La France replonge dans l'incertitude politique, huit mois seulement après l'entrée en fonction du gouvernement de François Bayrou qui, comme son prédécesseur Michel Barnier, risque de tomber faute d’avoir pu faire adopter un budget pour la France, malgré la dramatisation des enjeux et le "danger immédiat", selon lui, posé par "la dépendance à la dette" massive.
Un vote de confiance décisif le 8 septembre
Confronté au rejet de son plan d'économies budgétaires de près de 44 milliards d'euros d'économies, critiqué aussi bien par les partis d'opposition que par l'opinion, ainsi qu'à des appels à bloquer le pays le 10 septembre, le Premier ministre a brandi son va-tout lundi.
À sa demande, le président Emmanuel Macron va ainsi convoquer une session parlementaire extraordinaire le 8 septembre, au cours de laquelle Bayrou sollicitera le jour même la confiance de l'Assemblée nationale sur une déclaration de politique générale.
Mais du Rassemblement national (extrême droite) à La France insoumise (gauche), en passant par les écologistes et les communistes, tous ont promis de voter contre la confiance, condamnant presque à coup sûr le gouvernement.
Mardi, François Bayrou a enjoint les oppositions à "réfléchir" à leur décision sur le vote de confiance du 8 septembre, et à renoncer aux "réflexes spontanés" qui les poussent à faire tomber son gouvernement.
Emmanuel Macron, de son côté, a assuré ne pas "souhaiter" une nouvelle dissolution, mais ne se "privera pas a priori d'un pouvoir constitutionnel", a indiqué son entourage à RMC.
"Il nous met dans la merde"
"François Bayrou a fait le choix de partir.

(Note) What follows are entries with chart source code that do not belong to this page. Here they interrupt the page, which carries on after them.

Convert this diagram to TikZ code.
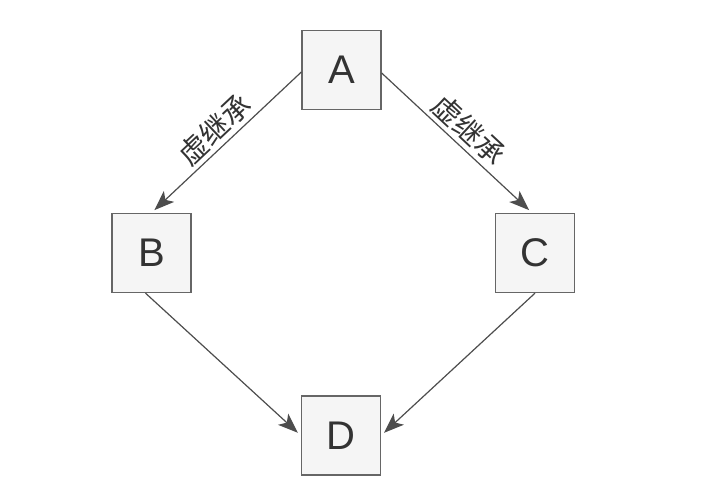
\documentclass[tikz,border=0pt]{standalone}
\usepackage{fontspec}
\setmainfont{Liberation Sans}
\newfontfamily\cjk{Noto Sans CJK SC}
\usetikzlibrary{arrows.meta}
\definecolor{myfill}{HTML}{F5F5F5}
\definecolor{myborder}{HTML}{666666}
\definecolor{myline}{HTML}{4D4D4D}
\definecolor{mytext}{HTML}{333333}

\begin{document}
\begin{tikzpicture}[x=1pt, y=-1pt]
        \def\boxsize{79pt}
        \tikzset{
            classbox/.style={draw=myborder, fill=myfill, line width=1.3pt, minimum size=\boxsize, inner sep=0pt, text=mytext, font=\fontsize{40}{40}\selectfont},
            inherit/.style={draw=myline, line width=1.2pt, -{Stealth[length=20pt, width=15pt, inset=5pt]}, shorten >=4pt},
            virtlabel/.style={sloped, above, midway, text=mytext, inner sep=4pt, font=\cjk\fontsize{29}{29}\selectfont}
        }
        \useasboundingbox (0,0) rectangle (718,485);

        % Top class
        \node[classbox] (A) at (341.5,70) {A};
        % Middle classes
        \node[classbox] (B) at (151.5,253) {B};
        \node[classbox] (C) at (535,253) {C};
        % Bottom class
        \node[classbox] (D) at (341,435.5) {D};

        % Virtual inheritance
        \draw[inherit] ([yshift=-2pt]A.west) -- (B.north) node[virtlabel] {虚继承};
        \draw[inherit] ([yshift=-3pt]A.east) -- ([xshift=-3pt]C.north) node[virtlabel] {虚继承};

        % Plain inheritance
        \draw[inherit] ([xshift=-6pt]B.south) -- (D.west);
        \draw[inherit] (C.south) -- (D.east);
    \end{tikzpicture}
\end{document}
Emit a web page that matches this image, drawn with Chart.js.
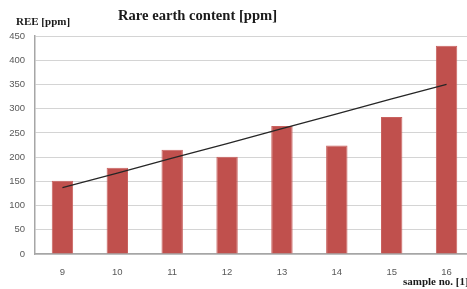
<!DOCTYPE html>
<html>
<head>
<meta charset="utf-8">
<script src="https://cdn.jsdelivr.net/npm/chart.js@4"></script>
<style>
    html, body { margin: 0; padding: 0; background: #fff; overflow: hidden; }
    #wrap { width: 480px; height: 289px; }
</style>
</head>
<body>
<div id="wrap"><canvas id="reeChart" width="480" height="289"></canvas></div>
<script>
// sample numbers and REE content
const samples = ['9', '10', '11', '12', '13', '14', '15', '16'];
const reeValues = [151, 178, 215, 201, 264, 224, 283, 430];
// linear trend line, as drawn in the picture
const trendValues = [137, 167, 198, 228, 259, 289, 320, 350];
const yTicks = [0, 50, 100, 150, 200, 250, 300, 350, 400, 450];

const chartTitle = 'Rare earth content [ppm]';
const yTitle = 'REE [ppm]';
const xTitle = 'sample no. [1]';

// titles are drawn by hand so they sit where the original puts them
const titlesPlugin = {
    id: 'titles',
    afterDraw(chart) {
        const ctx = chart.ctx;
        ctx.save();
        ctx.fillStyle = '#1a1a1a';
        ctx.textAlign = 'left';
        ctx.textBaseline = 'alphabetic';
        ctx.font = 'bold 14.6px "Liberation Serif"';
        ctx.fillText(chartTitle, 118, 20);
        ctx.font = 'bold 11px "Liberation Serif"';
        ctx.fillText(yTitle, 16, 25);
        ctx.fillText(xTitle, 403, 285);
        ctx.restore();
    }
};

const ctx = document.getElementById('reeChart');

new Chart(ctx, {
    type: 'bar',
    data: {
        labels: samples,
        datasets: [{
            type: 'line',
            label: 'trend',
            data: trendValues,
            borderColor: '#262626',
            borderWidth: 1.3,
            pointRadius: 0,
            fill: false,
            tension: 0,
            order: 0
        }, {
            label: 'REE',
            data: reeValues,
            backgroundColor: '#c0504d',
            borderColor: '#c9625f',
            borderWidth: 1,
            barPercentage: 0.39,
            categoryPercentage: 1,
            order: 1
        }]
    },
    options: {
        responsive: false,
        animation: false,
        layout: { padding: { top: 36, right: 6, left: 0, bottom: 0 } },
        plugins: {
            legend: { display: false },
            tooltip: { enabled: false }
        },
        scales: {
            x: {
                grid: { display: false },
                border: { color: '#a6a6a6', width: 1.5 },
                ticks: {
                    color: '#595959',
                    font: { family: 'Liberation Sans', size: 9.5 },
                    padding: 5,
                    maxRotation: 0
                },
                afterFit: (scale) => { scale.height = 35; }
            },
            y: {
                min: 0,
                max: 450,
                afterBuildTicks: (scale) => { scale.ticks = yTicks.map(v => ({ value: v })); },
                grid: { color: '#d4d4d4', lineWidth: 1, drawTicks: false },
                border: { color: '#a6a6a6', width: 1.5 },
                ticks: {
                    color: '#595959',
                    font: { family: 'Liberation Sans', size: 9.5 },
                    padding: 10
                },
                afterFit: (scale) => { scale.width = 35; }
            }
        }
    },
    plugins: [titlesPlugin]
});
</script>
</body>
</html>
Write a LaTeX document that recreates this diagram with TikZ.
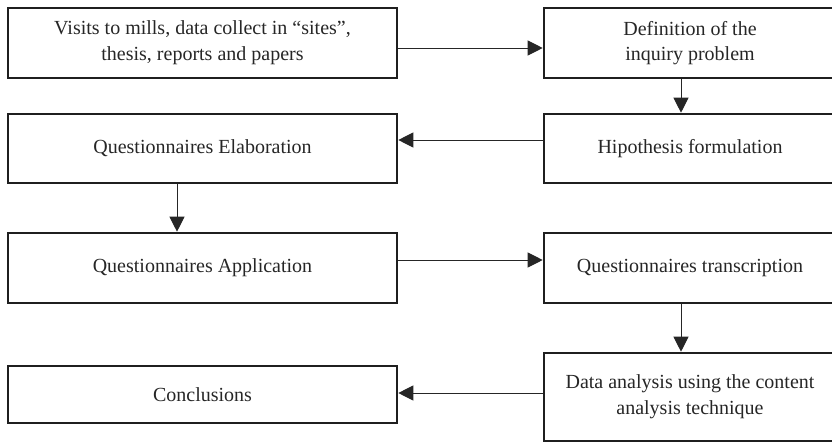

Dans les conditions de majorité actuelles, il sait qu'il ne peut obtenir un vote de confiance des oppositions. C'est une autodissolution", a jugé, dans le quotidien Le Monde, le patron du Parti socialiste, Olivier Faure.
Paul Vannier, député LFI du Val-d'Oise, a estimé au micro de BFMTV que "François Bayrou, c'est de l'histoire ancienne". "Le chaos est devant nous, c'est M. Bayrou. Le chaos prendra fin, pour partie, le 8 septembre", a-t-il déclaré, ajoutant que le Premier ministre "est condamné" et "le sait".
Même au sein du camp gouvernemental, la décision interroge. "On ne met pas les oppositions dans la merde, mais le Premier ministre nous met dans la merde", a déclaré un ministre issu des LR à BFMTV.
"Quand il nous a prévenus juste avant sa conférence de presse, on pensait qu’il avait pris cette décision avec l'assurance que les oppositions s'abstiendraient pour le vote de la confiance", s'est étonné ce ministre.
"Comme d'habitude, il décide de tout, tout seul, sans écouter personne, quitte à aller à la catastrophe nucléaire. Qu'est-ce que vous voulez que je vous dise?", s'est agacé l'un de ses collègues.
Pour Mathieu Gallard, directeur de recherche à l'Institut de sondage Ipsos, la décision de François Bayrou "semble être un hara-kiri".
"Il a cherché à provoquer un choc dans la population et le système politique français pour les obliger à faire face à la gravité de la crise de la dette du pays, mais il n'a peut-être changé que la date de sa propre exécution", a affirmé à l'AFP Mujtaba Rahman, directeur Europe au cabinet d'analyse Eurasia Group.
La dette publique française représente désormais près de 114% du PIB, soit la troisième plus élevée de la zone euro derrière la Grèce et l'Italie.